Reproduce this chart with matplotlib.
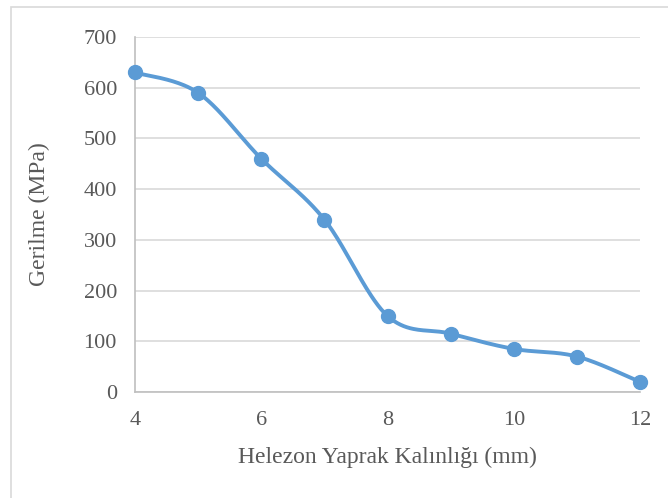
import numpy as np
import matplotlib.pyplot as plt
from matplotlib.patches import Rectangle

# kalınlık (mm) ve gerilme (MPa)
kalinlik = [4, 5, 6, 7, 8, 9, 10, 11, 12]
gerilme = [630, 590, 460, 340, 150, 115, 85, 70, 20]

plt.rcParams['font.family'] = ['Liberation Serif', 'DejaVu Serif']
renk = '#5B9BD5'
gri = '#595959'


def yumusat(x, y, n=40):
    # Excel tarzı yumuşatılmış çizgi (kübik Bezier)
    x = np.asarray(x, float)
    y = np.asarray(y, float)
    p = np.column_stack([x, y])
    p = np.vstack([p[0], p, p[-1]])
    out = []
    t = np.linspace(0, 1, n)[:, None]
    for i in range(1, len(p) - 2):
        p0, p3 = p[i], p[i + 1]
        p1 = p0 + (p[i + 1] - p[i - 1]) / 6
        p2 = p3 - (p[i + 2] - p[i]) / 6
        seg = ((1 - t) ** 3) * p0 + 3 * ((1 - t) ** 2) * t * p1 + 3 * (1 - t) * t ** 2 * p2 + t ** 3 * p3
        out.append(seg if i == 1 else seg[1:])
    out = np.vstack(out)
    return out[:, 0], out[:, 1]


fig = plt.figure(figsize=(6.68, 4.98), dpi=100)
ax = fig.add_axes([135 / 668, 1 - 392 / 498, 505 / 668, 355 / 498])

# dış çerçeve
fig.patches.append(Rectangle((11 / 668, -0.05), 1.1, 1 - 7 / 498 + 0.05, transform=fig.transFigure,
                             fill=False, edgecolor='#D9D9D9', linewidth=1.2, clip_on=False))

sx, sy = yumusat(kalinlik, gerilme)
ax.plot(sx, sy, color=renk, linewidth=2.8, solid_capstyle='round', zorder=3)
ax.plot(kalinlik, gerilme, 'o', color=renk, markersize=10, zorder=4, clip_on=False)

ax.set_xlim(4, 12)
ax.set_ylim(0, 700)
ax.set_xticks(range(4, 13, 2))
ax.set_yticks(range(0, 701, 100))
ax.grid(axis='y', color='#D9D9D9', linewidth=1.2)
ax.set_axisbelow(True)
for s in ['top', 'right']:
    ax.spines[s].set_visible(False)
ax.spines['left'].set_color('#BFBFBF')
ax.spines['bottom'].set_color('#BFBFBF')
ax.spines['left'].set_linewidth(1.2)
ax.spines['bottom'].set_linewidth(1.2)
ax.tick_params(length=0, labelsize=16, colors=gri, pad=14)
ax.tick_params(axis='y', pad=13)

ax.set_xlabel('Helezon Yaprak Kalınlığı (mm)', fontsize=17, color=gri, labelpad=12)
ax.set_ylabel('Gerilme (MPa)', fontsize=17, color=gri, labelpad=24)

fig.savefig('out.png', dpi=100)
---+---
REQUIREMENT →
Output all of the data exactly as it stands, minus any images.

COMPLETE RESPONSE →
Reproduce this chart with matplotlib.
import numpy as np
import matplotlib.pyplot as plt
from matplotlib.patches import Rectangle

# kalınlık (mm) ve gerilme (MPa)
kalinlik = [4, 5, 6, 7, 8, 9, 10, 11, 12]
gerilme = [630, 590, 460, 340, 150, 115, 85, 70, 20]

plt.rcParams['font.family'] = ['Liberation Serif', 'DejaVu Serif']
renk = '#5B9BD5'
gri = '#595959'


def yumusat(x, y, n=40):
    # Excel tarzı yumuşatılmış çizgi (kübik Bezier)
    x = np.asarray(x, float)
    y = np.asarray(y, float)
    p = np.column_stack([x, y])
    p = np.vstack([p[0], p, p[-1]])
    out = []
    t = np.linspace(0, 1, n)[:, None]
    for i in range(1, len(p) - 2):
        p0, p3 = p[i], p[i + 1]
        p1 = p0 + (p[i + 1] - p[i - 1]) / 6
        p2 = p3 - (p[i + 2] - p[i]) / 6
        seg = ((1 - t) ** 3) * p0 + 3 * ((1 - t) ** 2) * t * p1 + 3 * (1 - t) * t ** 2 * p2 + t ** 3 * p3
        out.append(seg if i == 1 else seg[1:])
    out = np.vstack(out)
    return out[:, 0], out[:, 1]


fig = plt.figure(figsize=(6.68, 4.98), dpi=100)
ax = fig.add_axes([135 / 668, 1 - 392 / 498, 505 / 668, 355 / 498])

# dış çerçeve
fig.patches.append(Rectangle((11 / 668, -0.05), 1.1, 1 - 7 / 498 + 0.05, transform=fig.transFigure,
                             fill=False, edgecolor='#D9D9D9', linewidth=1.2, clip_on=False))

sx, sy = yumusat(kalinlik, gerilme)
ax.plot(sx, sy, color=renk, linewidth=2.8, solid_capstyle='round', zorder=3)
ax.plot(kalinlik, gerilme, 'o', color=renk, markersize=10, zorder=4, clip_on=False)

ax.set_xlim(4, 12)
ax.set_ylim(0, 700)
ax.set_xticks(range(4, 13, 2))
ax.set_yticks(range(0, 701, 100))
ax.grid(axis='y', color='#D9D9D9', linewidth=1.2)
ax.set_axisbelow(True)
for s in ['top', 'right']:
    ax.spines[s].set_visible(False)
ax.spines['left'].set_color('#BFBFBF')
ax.spines['bottom'].set_color('#BFBFBF')
ax.spines['left'].set_linewidth(1.2)
ax.spines['bottom'].set_linewidth(1.2)
ax.tick_params(length=0, labelsize=16, colors=gri, pad=14)
ax.tick_params(axis='y', pad=13)

ax.set_xlabel('Helezon Yaprak Kalınlığı (mm)', fontsize=17, color=gri, labelpad=12)
ax.set_ylabel('Gerilme (MPa)', fontsize=17, color=gri, labelpad=24)

fig.savefig('out.png', dpi=100)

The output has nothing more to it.